My hopeless feelings were enhanced by my inability at times to find the words I needed. Prior to the concussion, I had loved word games. My folk dance friends and I would spend hours when we weren’t dancing immersed in games of Scrabble and Boggle. I excelled at these games, easily coming up with obscure words that brought me more points than anyone else. Now, nothing came. I struggled at times to remember words even when speaking. A visit to a neurologist added to the growing gloom. Reviewing a brain scan, he told me what he saw in my brain would not come from a traumatic injury like my concussion. It signified a more deteriorative disease like MS (Multiple sclerosis).

This shocking news landed on top of the concussion shock, still lingering from a year earlier. Having worked with patients with MS, I had often thought this debilitating disease with no cure was the last diagnosis I would ever want. The neurologist wanted me to do a spinal tap to complete the diagnosis, but something in me rebelled. I had the uncharacteristic thought to not go through with the spinal tap and just think of myself as healthy. I never returned to the neurologist.
  
Guided into a New Life
I now believe something was protecting me, guiding me. Over the next few years, my life began to turn around. I found myself drawn to alternative therapies, leading me into my body and through my earlier trauma history. As I faced my traumas, they began to resolve, loosening their hold on me. The depression lifted. My life force strengthened. Eventually, led to Craniosacral Therapy, the remaining symptoms from the concussion began to diminish.

Today, I look back to that folk dance accident with immense gratitude. I don’t think I would be able to do the subtle therapies I do now had I not been knocked out of my old ways. Up until that time, I had essentially lived from the neck up. My body was just something I had to take care of so it wouldn’t bother me. After the concussion, I could no longer be as heady, intellectual or articulate as I had been before. It was a huge loss for me. Depression was a natural response.
 
Talking to the student, I described my story briefly, acknowledging how common it is to feel depressed after a life changing injury. I also explained that chronic pain after an injury can affect nerves up into the brain, repeatedly setting off a stress response. The person begins to feel chronically overwhelmed. Their resources are taken up with dealing with the pain. Their cortisol levels are high. They have nothing to fall back on when stress arises in their life. They feel exhausted, drained, losing interest in anything that takes energy.

The student was glowing more and more with each word I spoke. She felt heard and touched by hearing my story and knowing that others have similar experiences to hers. The next day, she thanked me profusely, telling me how helpful it was just to normalize her situation.

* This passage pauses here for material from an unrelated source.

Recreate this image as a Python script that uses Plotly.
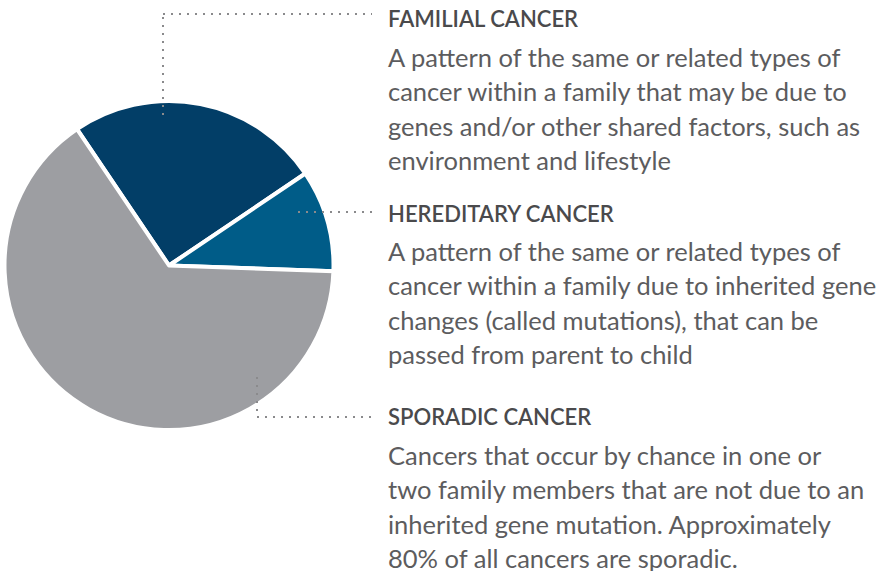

Our interaction inspired me to write this, wishing I could as deeply touch and reassure the many others with similar experiences.

Our Stories as Support
We are all unique. Our experiences are all different. But they are also the same. We all have the potential for compassion based on our own suffering. We actually understand much of how it is to be someone else, even though we can’t possibly understand how it is to be that person! We all share this human journey. Perhaps, the most important service our stories provide is the potential for that understanding. While it can be devastating to identify with our stories, believing they define us, there is profound healing and connectedness available when we witness ourselves in relation to those stories. Knowing we are more than what we have done or seen or experienced, and yet that we have been affected. Our stories are powerful and we can be powerful with them.

As Rumi wrote: "The wound is the place where the Light enters you." When we become our stories, we often cannot perceive or receive the gifts they have to offer us. It is when we step back and allow ourselves to hold our stories within the larger wholeness of our being that we begin to understand. Perhaps then, we even have the potential to embody and pass on the message delivered to us via our experience. The Light is then posted for all to see and share.